* **Figure scripts**:
---

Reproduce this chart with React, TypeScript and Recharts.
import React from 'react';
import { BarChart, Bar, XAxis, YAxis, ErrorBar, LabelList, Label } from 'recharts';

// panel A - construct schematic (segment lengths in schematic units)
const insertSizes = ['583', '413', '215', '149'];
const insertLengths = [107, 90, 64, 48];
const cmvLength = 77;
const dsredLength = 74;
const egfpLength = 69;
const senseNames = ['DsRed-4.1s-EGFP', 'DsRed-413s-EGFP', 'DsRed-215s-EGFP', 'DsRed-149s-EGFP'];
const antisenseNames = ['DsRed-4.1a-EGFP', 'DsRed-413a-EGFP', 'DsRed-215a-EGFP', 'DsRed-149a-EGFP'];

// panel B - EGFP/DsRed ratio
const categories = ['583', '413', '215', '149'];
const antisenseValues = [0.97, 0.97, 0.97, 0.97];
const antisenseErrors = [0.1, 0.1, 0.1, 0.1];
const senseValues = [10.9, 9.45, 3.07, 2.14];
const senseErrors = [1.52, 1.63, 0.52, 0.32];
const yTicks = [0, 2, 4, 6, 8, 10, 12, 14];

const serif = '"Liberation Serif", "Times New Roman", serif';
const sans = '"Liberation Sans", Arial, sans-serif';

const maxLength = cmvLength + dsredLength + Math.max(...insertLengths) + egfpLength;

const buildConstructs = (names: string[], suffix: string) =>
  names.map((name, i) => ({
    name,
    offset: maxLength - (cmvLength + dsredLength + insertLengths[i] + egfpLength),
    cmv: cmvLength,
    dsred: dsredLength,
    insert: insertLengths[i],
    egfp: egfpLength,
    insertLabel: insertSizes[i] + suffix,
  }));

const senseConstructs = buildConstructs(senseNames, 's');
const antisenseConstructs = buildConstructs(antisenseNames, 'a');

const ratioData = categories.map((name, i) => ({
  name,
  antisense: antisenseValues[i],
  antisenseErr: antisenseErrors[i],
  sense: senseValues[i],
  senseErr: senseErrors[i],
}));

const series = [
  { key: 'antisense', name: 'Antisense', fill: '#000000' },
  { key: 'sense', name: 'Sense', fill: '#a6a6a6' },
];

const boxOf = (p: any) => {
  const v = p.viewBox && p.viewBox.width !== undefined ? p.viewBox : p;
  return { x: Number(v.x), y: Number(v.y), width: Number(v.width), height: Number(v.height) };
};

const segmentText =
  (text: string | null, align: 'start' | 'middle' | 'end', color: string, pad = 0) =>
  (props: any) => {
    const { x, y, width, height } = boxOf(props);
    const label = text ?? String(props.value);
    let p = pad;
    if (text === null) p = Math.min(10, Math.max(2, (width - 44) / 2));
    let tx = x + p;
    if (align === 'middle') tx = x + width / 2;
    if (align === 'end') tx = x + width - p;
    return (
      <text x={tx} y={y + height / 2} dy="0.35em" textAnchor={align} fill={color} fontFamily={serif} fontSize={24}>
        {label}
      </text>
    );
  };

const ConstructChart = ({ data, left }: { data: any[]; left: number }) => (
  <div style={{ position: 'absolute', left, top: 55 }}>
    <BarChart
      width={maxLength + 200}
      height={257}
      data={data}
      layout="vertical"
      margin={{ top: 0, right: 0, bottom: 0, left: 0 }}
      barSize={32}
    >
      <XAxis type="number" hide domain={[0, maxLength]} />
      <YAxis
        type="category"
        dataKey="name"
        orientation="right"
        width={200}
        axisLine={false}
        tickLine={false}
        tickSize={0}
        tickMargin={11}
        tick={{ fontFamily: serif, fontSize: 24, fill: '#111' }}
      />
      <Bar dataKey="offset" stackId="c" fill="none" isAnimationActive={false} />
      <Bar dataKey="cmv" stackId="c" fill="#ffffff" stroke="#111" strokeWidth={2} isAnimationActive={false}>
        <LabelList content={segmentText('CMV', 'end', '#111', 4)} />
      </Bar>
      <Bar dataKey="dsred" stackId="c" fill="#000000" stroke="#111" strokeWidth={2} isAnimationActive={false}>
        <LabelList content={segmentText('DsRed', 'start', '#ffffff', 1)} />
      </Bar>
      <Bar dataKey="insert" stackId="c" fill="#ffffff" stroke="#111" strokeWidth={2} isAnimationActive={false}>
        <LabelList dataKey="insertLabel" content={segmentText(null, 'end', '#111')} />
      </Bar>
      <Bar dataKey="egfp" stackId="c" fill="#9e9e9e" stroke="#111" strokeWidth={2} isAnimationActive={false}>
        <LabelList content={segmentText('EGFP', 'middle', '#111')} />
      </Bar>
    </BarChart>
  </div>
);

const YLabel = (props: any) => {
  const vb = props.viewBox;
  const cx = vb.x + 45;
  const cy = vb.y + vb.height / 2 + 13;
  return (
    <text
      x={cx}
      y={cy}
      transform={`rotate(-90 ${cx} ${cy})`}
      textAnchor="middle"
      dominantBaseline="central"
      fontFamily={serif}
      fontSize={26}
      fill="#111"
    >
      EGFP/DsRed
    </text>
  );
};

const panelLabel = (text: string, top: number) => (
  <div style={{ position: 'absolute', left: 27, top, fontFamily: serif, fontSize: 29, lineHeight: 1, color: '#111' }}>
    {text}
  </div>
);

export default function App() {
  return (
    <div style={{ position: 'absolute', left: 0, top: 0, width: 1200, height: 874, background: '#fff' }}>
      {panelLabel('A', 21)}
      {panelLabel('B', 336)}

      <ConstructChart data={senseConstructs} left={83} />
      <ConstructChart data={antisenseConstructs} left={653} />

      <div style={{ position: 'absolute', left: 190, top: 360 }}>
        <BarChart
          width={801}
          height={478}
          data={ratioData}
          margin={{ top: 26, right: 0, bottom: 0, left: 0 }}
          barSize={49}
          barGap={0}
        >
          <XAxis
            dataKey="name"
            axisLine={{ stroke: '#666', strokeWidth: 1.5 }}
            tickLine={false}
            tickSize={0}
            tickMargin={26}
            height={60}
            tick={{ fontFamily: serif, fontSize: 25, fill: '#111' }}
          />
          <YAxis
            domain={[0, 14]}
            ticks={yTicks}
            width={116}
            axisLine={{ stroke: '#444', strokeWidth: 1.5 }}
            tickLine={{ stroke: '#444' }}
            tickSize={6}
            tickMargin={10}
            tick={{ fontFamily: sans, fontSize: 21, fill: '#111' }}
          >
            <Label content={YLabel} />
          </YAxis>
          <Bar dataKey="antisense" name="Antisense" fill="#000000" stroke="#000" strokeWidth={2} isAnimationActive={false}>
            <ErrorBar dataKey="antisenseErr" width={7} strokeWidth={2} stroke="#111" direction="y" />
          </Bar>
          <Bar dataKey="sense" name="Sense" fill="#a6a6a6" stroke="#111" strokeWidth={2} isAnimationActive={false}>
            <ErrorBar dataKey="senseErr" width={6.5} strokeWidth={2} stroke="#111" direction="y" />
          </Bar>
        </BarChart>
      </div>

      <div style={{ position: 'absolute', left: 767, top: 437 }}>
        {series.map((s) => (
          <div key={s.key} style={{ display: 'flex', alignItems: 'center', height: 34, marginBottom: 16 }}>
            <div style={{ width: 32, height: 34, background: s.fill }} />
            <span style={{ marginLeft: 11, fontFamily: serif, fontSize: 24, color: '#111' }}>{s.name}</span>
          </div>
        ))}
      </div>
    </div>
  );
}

---

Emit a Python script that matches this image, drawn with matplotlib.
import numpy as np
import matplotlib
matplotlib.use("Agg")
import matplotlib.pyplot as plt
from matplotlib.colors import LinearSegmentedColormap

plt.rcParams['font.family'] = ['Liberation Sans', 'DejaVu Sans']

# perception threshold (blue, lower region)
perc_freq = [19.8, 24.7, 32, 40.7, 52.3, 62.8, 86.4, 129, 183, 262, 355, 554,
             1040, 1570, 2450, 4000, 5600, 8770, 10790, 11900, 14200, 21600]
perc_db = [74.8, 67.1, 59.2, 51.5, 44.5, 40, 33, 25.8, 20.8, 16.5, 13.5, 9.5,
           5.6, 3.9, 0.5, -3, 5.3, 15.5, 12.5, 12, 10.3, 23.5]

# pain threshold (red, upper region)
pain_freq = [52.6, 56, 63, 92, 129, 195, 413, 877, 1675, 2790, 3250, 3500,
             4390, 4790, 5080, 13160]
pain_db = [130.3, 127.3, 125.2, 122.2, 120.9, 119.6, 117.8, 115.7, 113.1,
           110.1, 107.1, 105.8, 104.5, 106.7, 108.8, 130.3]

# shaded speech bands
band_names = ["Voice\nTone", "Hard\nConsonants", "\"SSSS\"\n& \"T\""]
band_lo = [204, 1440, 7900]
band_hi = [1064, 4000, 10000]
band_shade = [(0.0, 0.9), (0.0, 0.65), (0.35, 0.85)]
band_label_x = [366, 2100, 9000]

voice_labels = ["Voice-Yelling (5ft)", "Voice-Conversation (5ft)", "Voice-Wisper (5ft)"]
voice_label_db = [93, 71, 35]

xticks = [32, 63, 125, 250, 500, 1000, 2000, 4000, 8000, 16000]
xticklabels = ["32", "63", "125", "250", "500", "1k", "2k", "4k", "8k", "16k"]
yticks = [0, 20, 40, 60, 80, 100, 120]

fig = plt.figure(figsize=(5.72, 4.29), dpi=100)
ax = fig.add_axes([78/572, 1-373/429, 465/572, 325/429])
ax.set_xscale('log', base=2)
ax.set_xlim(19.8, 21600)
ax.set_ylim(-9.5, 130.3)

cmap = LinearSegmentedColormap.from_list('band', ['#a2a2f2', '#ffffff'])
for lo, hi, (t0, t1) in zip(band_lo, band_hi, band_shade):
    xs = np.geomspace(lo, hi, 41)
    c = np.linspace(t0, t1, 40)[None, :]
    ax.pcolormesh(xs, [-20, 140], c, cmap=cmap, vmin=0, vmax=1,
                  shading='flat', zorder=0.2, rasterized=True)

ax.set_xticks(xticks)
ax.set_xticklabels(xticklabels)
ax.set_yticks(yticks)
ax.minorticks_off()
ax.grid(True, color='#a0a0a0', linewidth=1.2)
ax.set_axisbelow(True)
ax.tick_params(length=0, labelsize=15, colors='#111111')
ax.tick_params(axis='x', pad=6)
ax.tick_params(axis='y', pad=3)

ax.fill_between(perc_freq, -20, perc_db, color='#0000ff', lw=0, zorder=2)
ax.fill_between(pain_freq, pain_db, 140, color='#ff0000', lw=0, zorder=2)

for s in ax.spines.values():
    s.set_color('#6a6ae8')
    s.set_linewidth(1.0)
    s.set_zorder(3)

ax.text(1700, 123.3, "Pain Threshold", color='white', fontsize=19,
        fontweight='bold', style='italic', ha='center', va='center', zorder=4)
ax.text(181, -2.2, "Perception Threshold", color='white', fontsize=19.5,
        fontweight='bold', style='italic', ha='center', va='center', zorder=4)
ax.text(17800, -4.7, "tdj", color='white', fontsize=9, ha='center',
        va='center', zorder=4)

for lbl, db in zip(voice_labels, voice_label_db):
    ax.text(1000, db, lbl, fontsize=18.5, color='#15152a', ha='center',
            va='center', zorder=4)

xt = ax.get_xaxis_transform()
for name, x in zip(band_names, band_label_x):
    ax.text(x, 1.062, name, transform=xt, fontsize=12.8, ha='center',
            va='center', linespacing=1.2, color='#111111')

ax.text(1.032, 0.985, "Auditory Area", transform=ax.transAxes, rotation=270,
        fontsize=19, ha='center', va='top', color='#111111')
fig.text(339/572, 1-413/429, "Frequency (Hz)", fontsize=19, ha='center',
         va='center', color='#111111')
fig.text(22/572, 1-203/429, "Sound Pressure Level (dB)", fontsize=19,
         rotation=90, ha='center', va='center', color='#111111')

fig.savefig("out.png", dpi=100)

---

* **Task details**: Your output shall consist solely of the lines from the line with "Emit a Python" to the line with "110.1, 107.1, 105.8, 104.5, 106.7, 108.8, 130.3]", reproduced exactly, both ends included.

* **Response below**:
Emit a Python script that matches this image, drawn with matplotlib.
import numpy as np
import matplotlib
matplotlib.use("Agg")
import matplotlib.pyplot as plt
from matplotlib.colors import LinearSegmentedColormap

plt.rcParams['font.family'] = ['Liberation Sans', 'DejaVu Sans']

# perception threshold (blue, lower region)
perc_freq = [19.8, 24.7, 32, 40.7, 52.3, 62.8, 86.4, 129, 183, 262, 355, 554,
             1040, 1570, 2450, 4000, 5600, 8770, 10790, 11900, 14200, 21600]
perc_db = [74.8, 67.1, 59.2, 51.5, 44.5, 40, 33, 25.8, 20.8, 16.5, 13.5, 9.5,
           5.6, 3.9, 0.5, -3, 5.3, 15.5, 12.5, 12, 10.3, 23.5]

# pain threshold (red, upper region)
pain_freq = [52.6, 56, 63, 92, 129, 195, 413, 877, 1675, 2790, 3250, 3500,
             4390, 4790, 5080, 13160]
pain_db = [130.3, 127.3, 125.2, 122.2, 120.9, 119.6, 117.8, 115.7, 113.1,
           110.1, 107.1, 105.8, 104.5, 106.7, 108.8, 130.3]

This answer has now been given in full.